Directions
Leaving the pictures out, print the lines from the first line of the listing through the line containing "ytick_pos = [8, 18, 28, 38, 48, 58]", exactly as they read, and no others.

Material provided
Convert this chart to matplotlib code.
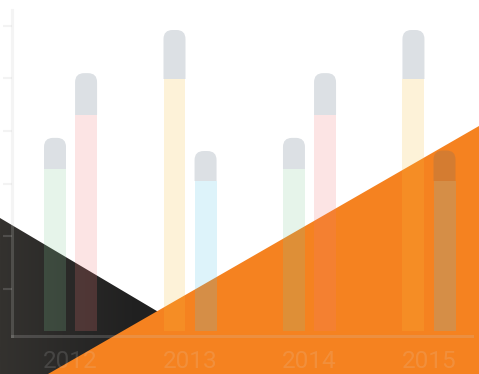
import matplotlib
matplotlib.use("Agg")
import matplotlib.pyplot as plt
import numpy as np
from matplotlib.patches import Polygon, Rectangle, FancyBboxPatch

# data
years = ["2012", "2013", "2014", "2015"]
first_total = [36.7, 57.2, 36.7, 57.2]
first_value = [30.8, 47.9, 30.8, 47.9]
second_total = [49.0, 34.2, 49.0, 34.3]
second_value = [41.1, 28.5, 41.1, 28.5]
first_colors = ["#82c896", "#f5be3c", "#82c896", "#f5be3c"]
second_colors = ["#f07878", "#55c3e6", "#f07878", "#55c3e6"]
cap_color = "#506478"
ytick_pos = [8, 18, 28, 38, 48, 58]

W, H = 479, 374
fig = plt.figure(figsize=(W / 100, H / 100), dpi=100)

# background shapes (pixel coordinates)
bg = fig.add_axes([0, 0, 1, 1])
bg.set_xlim(0, W)
bg.set_ylim(H, 0)
bg.axis("off")
dark = Polygon([(0, 218), (0, H), (263, H)], closed=True, facecolor="none", edgecolor="none")
bg.add_patch(dark)
grad = np.linspace(0, 1, 256).reshape(1, -1)
im = bg.imshow(grad, cmap=matplotlib.colors.LinearSegmentedColormap.from_list("d", ["#34322f", "#212121", "#202020"]),
               extent=(0, 263, H, 218), aspect="auto", zorder=1)
im.set_clip_path(dark)
bg.add_patch(Polygon([(48, H), (W, 126), (W, H)], closed=True, facecolor="#f58220", edgecolor="none", zorder=2))
bg.set_xlim(0, W)
bg.set_ylim(H, 0)

# chart, drawn semi-transparent on top
ax = fig.add_axes([12 / W, 38 / H, 460 / W, 326 / H])
ax.patch.set_alpha(0)
ax.set_xlim(-0.49, 3.36)
ax.set_ylim(-0.95, 61.0)

x = np.arange(len(years))
off = 0.13
bw = 0.184
a = 0.2

# pixel scale for rounding the caps
p0 = ax.transData.transform((0, 0))
p1 = ax.transData.transform((1, 1))
px_x = p1[0] - p0[0]
px_y = p1[1] - p0[1]
r = 9 / px_x
aspect = px_x / px_y

def cap(xc, lo, hi):
    rv = r * aspect
    fb = FancyBboxPatch((xc - bw / 2, lo - rv), bw, hi - lo + rv,
                        boxstyle=f"round,pad=0,rounding_size={r}", mutation_aspect=aspect,
                        facecolor=cap_color, edgecolor="none", alpha=a, zorder=3)
    ax.add_patch(fb)
    clip = Rectangle((xc - bw, lo), 2 * bw, hi - lo + 1, transform=ax.transData)
    fb.set_clip_path(clip)

ax.bar(x - off, first_value, width=bw, color=first_colors, alpha=a, zorder=3)
ax.bar(x + off, second_value, width=bw, color=second_colors, alpha=a, zorder=3)
for i in range(len(years)):
    cap(x[i] - off, first_value[i], first_total[i])
    cap(x[i] + off, second_value[i], second_total[i])

for s in ["top", "right"]:
    ax.spines[s].set_visible(False)
for s in ["left", "bottom"]:
    ax.spines[s].set_color("#c8c8c8")
    ax.spines[s].set_alpha(a)
    ax.spines[s].set_linewidth(2.2)

ax.set_yticks(ytick_pos)
ax.set_yticklabels([])
ax.tick_params(axis="y", length=6.5, width=1.5, color=(0.78, 0.78, 0.78, a))
ax.set_xticks(x)
ax.set_xticklabels(years, family="Roboto", fontsize=17.5, color="#e0e0e0", alpha=0.15)
ax.tick_params(axis="x", length=0, pad=10)

fig.savefig("out.png", dpi=100)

Exercise answer
Convert this chart to matplotlib code.
import matplotlib
matplotlib.use("Agg")
import matplotlib.pyplot as plt
import numpy as np
from matplotlib.patches import Polygon, Rectangle, FancyBboxPatch

# data
years = ["2012", "2013", "2014", "2015"]
first_total = [36.7, 57.2, 36.7, 57.2]
first_value = [30.8, 47.9, 30.8, 47.9]
second_total = [49.0, 34.2, 49.0, 34.3]
second_value = [41.1, 28.5, 41.1, 28.5]
first_colors = ["#82c896", "#f5be3c", "#82c896", "#f5be3c"]
second_colors = ["#f07878", "#55c3e6", "#f07878", "#55c3e6"]
cap_color = "#506478"
ytick_pos = [8, 18, 28, 38, 48, 58]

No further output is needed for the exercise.